En los Juegos Olímpicos de 1956, en Melbourne, los equipos de waterpolo de Hungría y la Unión Soviética (cuyos tanques habían aplastado poco antes la llamada Revolución Húngara) libraron una virtual batalla acuática, con golpes, insultos y hasta efusión de sangre de un húngaro, con la reacción del público y la suspensión del partido, que fue otorgado a Hungría, que vencía 4-0.
Fue el famoso Sangre en el Agua, o Baño de Sangre, o como quieran llamarlo.
Luego, en el Mundial de Fútbol de Chile, en 1962, el más brutal de la historia, el equipo de la URSS chocó con el de Yugoslavia, en momentos en que el Mariscal Tito se complacía en desairar a sus camaradas soviéticos.

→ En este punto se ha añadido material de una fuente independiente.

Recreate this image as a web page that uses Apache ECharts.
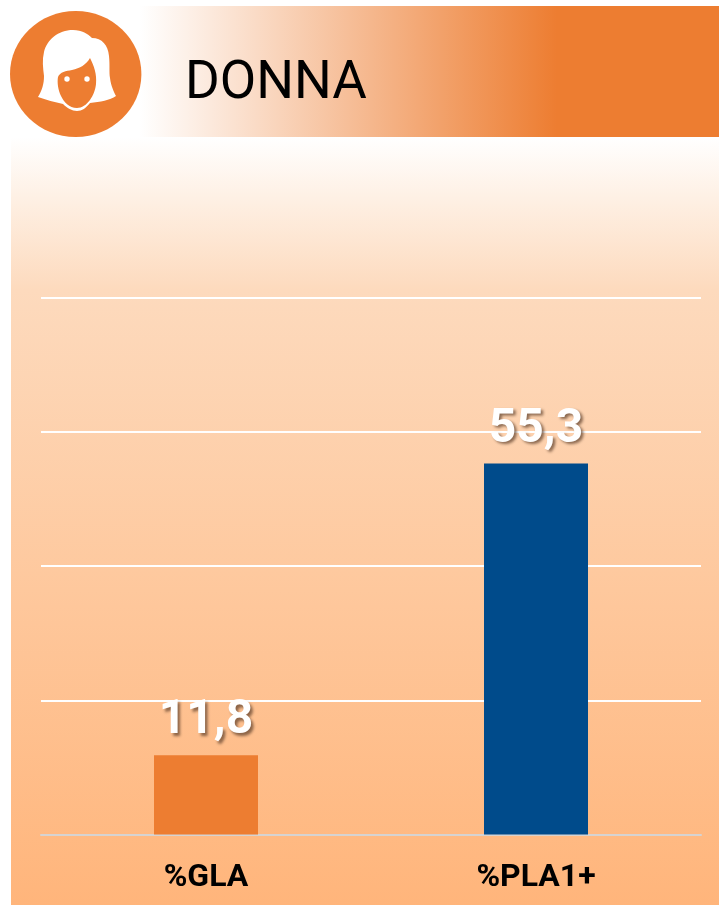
<!DOCTYPE html>
<html>
<head>
<meta charset="utf-8">
<style>
  html, body { margin: 0; padding: 0; background: #fff; }
  #main { width: 719px; height: 905px; }
</style>
<script src="https://cdn.jsdelivr.net/npm/echarts@6/dist/echarts.min.js"></script>
</head>
<body>
<div id="main"></div>
<script>
const categories = ['%GLA', '%PLA1+'];
const values = [11.8, 55.3];
const barColors = ['#ED7D31', '#004B8B'];
const titleText = 'DONNA';

const orange = '#ED7D31';
// testa e capelli dell'icona
const hairPath = 'M73 30 C82 30 88 34 92 38 C102 38 108 45 109 56 C110 66 109 72 110 78 C111 86 114 92 116 96 C110 100 100 102 90 103 C86 108 82 111 77 111 C72 111 67 108 63 104 C55 102 46 100 38 97 C42 90 44 84 44 76 C43 68 42 60 44 52 C47 40 58 30 73 30 Z';
const facePath = 'M90 58 C94 66 97 74 96 84 C95 95 87 108 77 108 C69 108 64 102 61 96 C58 90 57 82 58 77 C60 72 66 71 72 70 C80 68 86 65 90 58 Z';
echarts.graphic.registerShape('hair', echarts.graphic.extendPath(hairPath, {}));
echarts.graphic.registerShape('face', echarts.graphic.extendPath(facePath, {}));

const chart = echarts.init(document.getElementById('main'));
chart.setOption({
  animation: false,
  tooltip: { show: false },
  grid: { left: 41, right: 18, top: 298, bottom: 70.6 },
  xAxis: {
    type: 'category',
    data: categories,
    axisTick: { show: false },
    axisLine: { lineStyle: { color: '#D6D3D1', width: 2 } },
    axisLabel: {
      color: '#000',
      fontFamily: 'Roboto',
      fontWeight: 'bold',
      fontSize: 32,
      margin: 28
    }
  },
  yAxis: {
    type: 'value',
    min: 0,
    max: 80,
    interval: 20,
    axisLabel: { show: false },
    axisLine: { show: false },
    axisTick: { show: false },
    splitLine: { showMinLine: false, lineStyle: { color: '#fff', width: 2 } }
  },
  series: [{
    type: 'bar',
    barWidth: 104,
    data: values.map((v, i) => ({ value: v, itemStyle: { color: barColors[i] } })),
    label: {
      show: true,
      position: 'top',
      distance: 10,
      color: '#fff',
      fontFamily: 'Roboto',
      fontWeight: 'bold',
      fontSize: 48,
      textShadowColor: 'rgba(90,60,40,0.7)',
      textShadowBlur: 3,
      textShadowOffsetX: 2.5,
      textShadowOffsetY: 2.5,
      formatter: p => String(p.value).replace('.', ',')
    }
  }],
  graphic: [
    {
      type: 'rect', z: -10,
      shape: { x: 11, y: 137, width: 708, height: 768 },
      style: {
        fill: new echarts.graphic.LinearGradient(0, 0, 0, 1, [
          { offset: 0, color: '#FFFFFF' },
          { offset: 0.08, color: '#FEF0E4' },
          { offset: 0.2, color: '#FDDABD' },
          { offset: 1, color: '#FFB57B' }
        ])
      }
    },
    {
      type: 'rect', z: -10,
      shape: { x: 140, y: 6, width: 579, height: 131 },
      style: {
        fill: new echarts.graphic.LinearGradient(0, 0, 1, 0, [
          { offset: 0, color: '#FFFFFF' },
          { offset: 0.72, color: orange },
          { offset: 1, color: orange }
        ])
      }
    },
    { type: 'ellipse', z: 5, shape: { cx: 75.7, cy: 74, rx: 65.7, ry: 63 }, style: { fill: orange } },
    { type: 'hair', z: 6, style: { fill: '#fff' } },
    { type: 'face', z: 7, style: { fill: orange } },
    { type: 'circle', z: 8, shape: { cx: 67, cy: 79, r: 2.7 }, style: { fill: '#fff' } },
    { type: 'circle', z: 8, shape: { cx: 87, cy: 79, r: 2.7 }, style: { fill: '#fff' } },
    {
      type: 'text', z: 8, x: 185, y: 85,
      style: {
        text: titleText,
        fill: '#000',
        font: '53px Roboto',
        textVerticalAlign: 'middle'
      }
    }
  ]
});
</script>
</body>
</html>
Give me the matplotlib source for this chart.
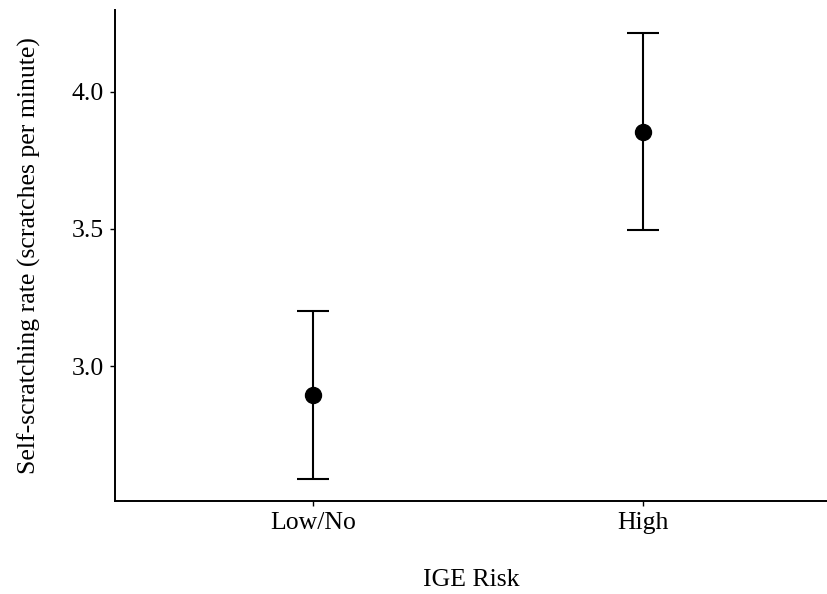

Al final ganó la URSS 2-0.
América Latina
De los casos clásicos de política y deporte, uno de los más conocidos es "La guerra del fútbol", un conflicto militar desencadenado tras una serie de tres partidos, jugados entre el 6 y el 27 de junio de 1969 por los seleccionados de Honduras y El Salvador, por las eliminatorias para el Mundial de 1970.
Tropas salvadoreñas y hondureñas combatieron entre el 14 y el 18 de julio, con un saldo de alrededor de 2.000 muertos.
Otro caso clásico es el partido entre Argentina e Inglaterra, en el Mundial de México 1986, percibido por la opinión pública como el desquite argentino por la guerra de las Malvinas o Falklands entre ambos países de cuatro años antes.
El escenario deportivo siempre ha sido un lugar ideal para expresar los delirios de grandeza de gobernantes totalitarios que pretenden colocar en el campo de juego la supremacía de sus desquiciadas políticas. También, en el escenario deportivo los pueblos oprimidos del mundo han puesto de relieve sus luchas por la liberación nacional, contra el racismo y por los derechos humanos. En definitiva, podemos señalar que “la lucha en el campo deportivo no es olímpica, es política”.